(Request):
How many lines in the listing below include the word "script"? Reply with the count alone.

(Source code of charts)
↓

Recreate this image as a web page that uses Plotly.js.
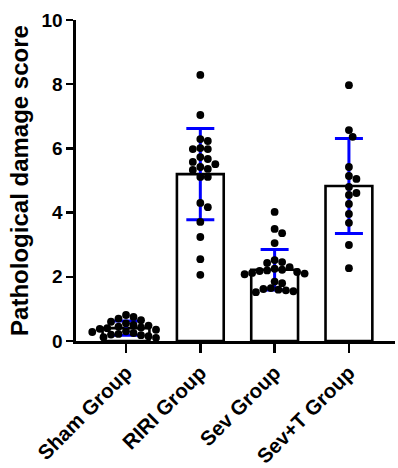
<!DOCTYPE html>
<html>
<head>
<meta charset="utf-8">
<script src="https://cdn.plot.ly/plotly-3.0.1.min.js"></script>
<style>html,body{margin:0;padding:0;background:#fff;}#chart{width:398px;height:468px;}</style>
</head>
<body>
<div id="chart"></div>
<script>
const categories = ["Sham Group", "RIRI Group", "Sev Group", "Sev+T Group"];
const means = [0.40, 5.20, 2.22, 4.83];
const sds = [0.22, 1.42, 0.63, 1.48];
const shamValues = [0.81, 0.75, 0.70, 0.65, 0.60, 0.55, 0.50, 0.48, 0.45, 0.42, 0.40, 0.38, 0.35, 0.30, 0.28, 0.25, 0.22, 0.20, 0.18, 0.15, 0.12, 0.10];
const ririValues = [8.29, 7.04, 6.23, 6.29, 5.98, 5.98, 6.01, 5.73, 5.67, 5.51, 5.58, 5.42, 5.36, 5.33, 5.11, 5.11, 4.17, 4.30, 3.71, 3.24, 2.55, 2.06];
const sevValues = [4.02, 3.49, 3.36, 3.05, 2.52, 2.46, 2.43, 2.30, 2.25, 2.22, 2.20, 2.18, 2.15, 2.12, 2.10, 2.08, 1.85, 1.80, 1.65, 1.62, 1.58, 1.55, 1.52, 1.60];
const sevTValues = [7.97, 6.57, 6.36, 5.42, 5.05, 5.14, 4.80, 4.61, 4.55, 4.27, 3.96, 3.68, 2.99, 2.27];
const groupValues = [shamValues, ririValues, sevValues, sevTValues];
const yTicks = [0, 2, 4, 6, 8, 10];

// beeswarm layout computed from the values (pixel scale of the plot)
const W = 398, H = 468;
const margin = {l: 76, r: 3, t: 20, b: 127};
const xRange = [-0.673, 3.62];
const yRange = [0, 10];
const pxX = (W - margin.l - margin.r) / (xRange[1] - xRange[0]);
const pxY = (H - margin.t - margin.b) / (yRange[1] - yRange[0]);
const D = 7.5;
function swarm(vals, center) {
  const placed = [];
  const sorted = vals.slice().sort((a, b) => b - a);
  const xs = [], ys = [];
  sorted.forEach(v => {
    const py = v * pxY;
    let off = 0;
    for (let k = 0; k < 60; k++) {
      const cand = k === 0 ? 0 : (k % 2 ? 1 : -1) * Math.ceil(k / 2) * D * 0.5;
      const ok = placed.every(p => Math.hypot(p[0] - cand, p[1] - py) >= D * 0.98);
      if (ok) { off = cand; break; }
    }
    placed.push([off, py]);
    xs.push(center + off / pxX);
    ys.push(v);
  });
  return {xs, ys};
}

const traces = [{
  type: 'bar',
  x: categories.map((c, i) => i),
  y: means,
  width: 0.63,
  marker: {color: '#ffffff', line: {color: '#000000', width: 2.6}},
  error_y: {type: 'data', array: sds, visible: true, color: '#0000ff', thickness: 3, width: 14},
  hoverinfo: 'none'
}];
groupValues.forEach((vals, i) => {
  const s = swarm(vals, i);
  traces.push({
    type: 'scatter', mode: 'markers', x: s.xs, y: s.ys,
    marker: {color: '#000000', size: 7.8}, hoverinfo: 'none'
  });
});

const layout = {
  width: W, height: H,
  margin: margin,
  paper_bgcolor: '#ffffff', plot_bgcolor: '#ffffff',
  showlegend: false,
  font: {family: 'Arial, "Liberation Sans", sans-serif', color: '#000000'},
  xaxis: {
    range: xRange, tickmode: 'array', tickvals: categories.map((c, i) => i),
    ticktext: categories.map(c => '<b>' + c + '</b>'),
    tickangle: -45, tickfont: {size: 20.5, color: '#000'},
    showline: true, linecolor: '#000', linewidth: 2.6,
    ticks: 'outside', ticklen: 9, tickwidth: 2.4, tickcolor: '#000',
    showgrid: false, zeroline: false, fixedrange: true
  },
  yaxis: {
    range: yRange, tickmode: 'array', tickvals: yTicks,
    ticktext: yTicks.map(t => '<b>' + t + '</b>'),
    tickfont: {size: 19, color: '#000'},
    showline: true, linecolor: '#000', linewidth: 2.6,
    ticks: 'outside', ticklen: 7, tickwidth: 2.4, tickcolor: '#000',
    showgrid: false, zeroline: false,
    title: {text: '<b>Pathological damage score</b>', font: {size: 24, color: '#000'}, standoff: 6}
  }
};
Plotly.newPlot('chart', traces, layout, {displayModeBar: false, staticPlot: true});
</script>
</body>
</html>
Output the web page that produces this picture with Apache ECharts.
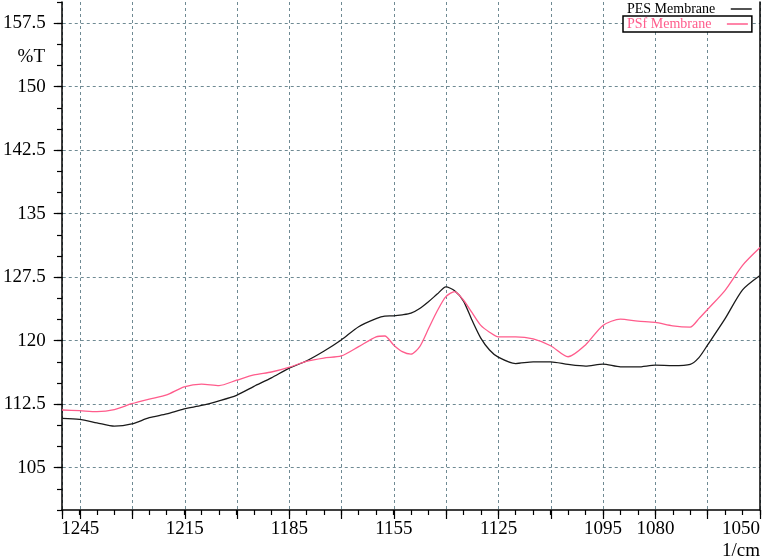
<!DOCTYPE html>
<html>
<head>
<meta charset="utf-8">
<script src="https://cdn.jsdelivr.net/npm/echarts@6/dist/echarts.min.js"></script>
<style>html,body{margin:0;padding:0;background:#fff;}#c{width:775px;height:560px;}</style>
</head>
<body>
<div id="c"></div>
<script>
// wavenumber (1/cm)
const wavenumbers = [1250,1245,1240,1235,1230,1225,1220,1215,1210,1205,1200,1195,1190,1185,1180,1175,1170,1165,1160,1157.5,1155,1152.5,1150,1147.5,1145,1142.5,1140,1137.5,1135,1132.5,1130,1127.5,1125,1120,1115,1110,1105,1100,1095,1090,1085,1080,1075,1070,1067.5,1065,1060,1055,1050];
const pesValues = [110.83,110.7,110.3,109.9,110.16,110.9,111.35,111.95,112.35,112.9,113.55,114.6,115.6,116.73,117.6,118.75,120.08,121.65,122.6,122.9,122.93,123.05,123.25,123.8,124.6,125.5,126.35,125.9,124.7,122.4,120.3,118.9,118.05,117.3,117.5,117.5,117.2,117.0,117.24,116.9,116.9,117.1,117.05,117.2,118.0,119.5,122.6,126.0,127.7];
const psfValues = [111.81,111.73,111.62,111.85,112.55,113.1,113.6,114.55,114.87,114.7,115.33,115.95,116.3,116.85,117.55,117.95,118.19,119.3,120.45,120.55,119.5,118.7,118.4,119.3,121.4,123.5,125.2,125.8,124.8,123.3,121.8,121.0,120.45,120.45,120.2,119.4,118.1,119.5,121.8,122.55,122.3,122.15,121.75,121.6,122.6,123.7,125.95,128.9,131.0];
const seriesNames = ['PES Membrane', 'PSf Membrane'];
const xLabelValues = [1245,1215,1185,1155,1125,1095,1080,1050];
const yLabelValues = [105,112.5,120,127.5,135,142.5,150,157.5];
const xTitle = '1/cm';
const yTitle = '%T';

const FONT = 'Liberation Serif';
const BLACK = '#1a1a1a';
const PINK = '#ff5c8c';
const GRIDC = '#6f8a93';
const gridRect = {left: 62, right: 15, top: 2, bottom: 50};
const plain = v => String(v);

const legendBase = {left: 623, orient: 'vertical', align: 'right', padding: [1,4,1,4],
  icon: 'rect', itemWidth: 21, itemHeight: 1.5, formatter: '{name}   ', backgroundColor: '#fff'};

const chart = echarts.init(document.getElementById('c'));
chart.setOption({
  animation: false,
  backgroundColor: '#fff',
  grid: [Object.assign({}, gridRect), Object.assign({}, gridRect)],
  legend: [
    Object.assign({}, legendBase, {data: [seriesNames[0]], top: 1,
      textStyle: {fontFamily: FONT, fontSize: 14, color: '#000'}}),
    Object.assign({}, legendBase, {data: [seriesNames[1]], top: 16,
      borderColor: '#000', borderWidth: 1.5, borderRadius: 0,
      textStyle: {fontFamily: FONT, fontSize: 14, color: PINK}})
  ],
  xAxis: [
    {gridIndex: 0, type: 'value', min: 1050, max: 1250, interval: 5, inverse: true, position: 'bottom',
     axisLine: {show: true, lineStyle: {color: '#000', width: 1.5}},
     axisTick: {show: true, length: 5, lineStyle: {color: '#000', width: 1.2}},
     axisLabel: {show: false}, splitLine: {show: false}},
    {gridIndex: 1, type: 'value', min: 1050, max: 1250, interval: 15, inverse: true, position: 'bottom',
     axisLine: {show: false},
     axisTick: {show: true, length: 9, lineStyle: {color: '#000', width: 1.2}},
     axisLabel: {show: true, customValues: xLabelValues, formatter: plain, margin: 10, fontFamily: FONT, fontSize: 19, color: '#000', alignMaxLabel: 'right'},
     splitLine: {show: true, lineStyle: {color: GRIDC, type: [3,3], width: 1}}}
  ],
  yAxis: [
    {gridIndex: 0, type: 'value', min: 100, max: 160, interval: 2.5, position: 'left',
     axisLine: {show: true, lineStyle: {color: '#000', width: 1.5}},
     axisTick: {show: true, length: 5, lineStyle: {color: '#000', width: 1.2}},
     axisLabel: {show: false}, splitLine: {show: false}},
    {gridIndex: 1, type: 'value', min: 100, max: 160, interval: 2.5, position: 'left',
     axisLine: {show: false},
     axisTick: {show: true, length: 9, customValues: yLabelValues, lineStyle: {color: '#000', width: 1.2}},
     axisLabel: {show: true, customValues: yLabelValues, formatter: plain, margin: 17, fontFamily: FONT, fontSize: 19, color: '#000'},
     splitLine: {show: true, lineStyle: {color: GRIDC, type: [3,3], width: 1}}},
    {gridIndex: 0, type: 'value', min: 100, max: 160, position: 'right',
     axisLine: {show: true, lineStyle: {color: '#000', width: 1.5}},
     axisTick: {show: false}, axisLabel: {show: false}, splitLine: {show: false}}
  ],
  graphic: [
    {type: 'text', style: {x: 45, y: 57, text: yTitle, textAlign: 'right', textVerticalAlign: 'middle', fontFamily: FONT, fontSize: 19, fill: '#000'}},
    {type: 'text', style: {x: 760, y: 551, text: xTitle, textAlign: 'right', textVerticalAlign: 'middle', fontFamily: FONT, fontSize: 19, fill: '#000'}}
  ],
  series: [
    {name: seriesNames[0], type: 'line', xAxisIndex: 0, yAxisIndex: 0, symbol: 'none', smooth: 0.25,
     data: wavenumbers.map((w, i) => [w, pesValues[i]]),
     lineStyle: {color: BLACK, width: 1.3}, itemStyle: {color: BLACK}, z: 3},
    {name: seriesNames[1], type: 'line', xAxisIndex: 0, yAxisIndex: 0, symbol: 'none', smooth: 0.25,
     data: wavenumbers.map((w, i) => [w, psfValues[i]]),
     lineStyle: {color: PINK, width: 1.3}, itemStyle: {color: PINK}, z: 3}
  ]
});
</script>
</body>
</html>
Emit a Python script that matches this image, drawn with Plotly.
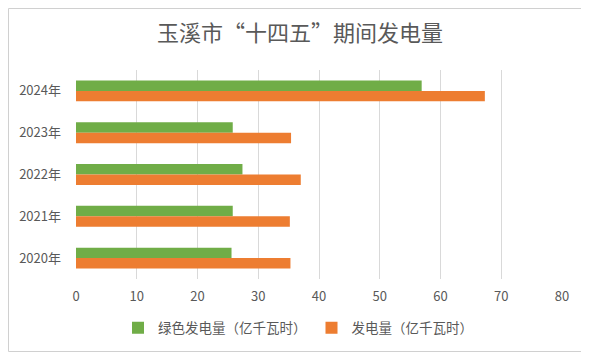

↑

(Written response):
7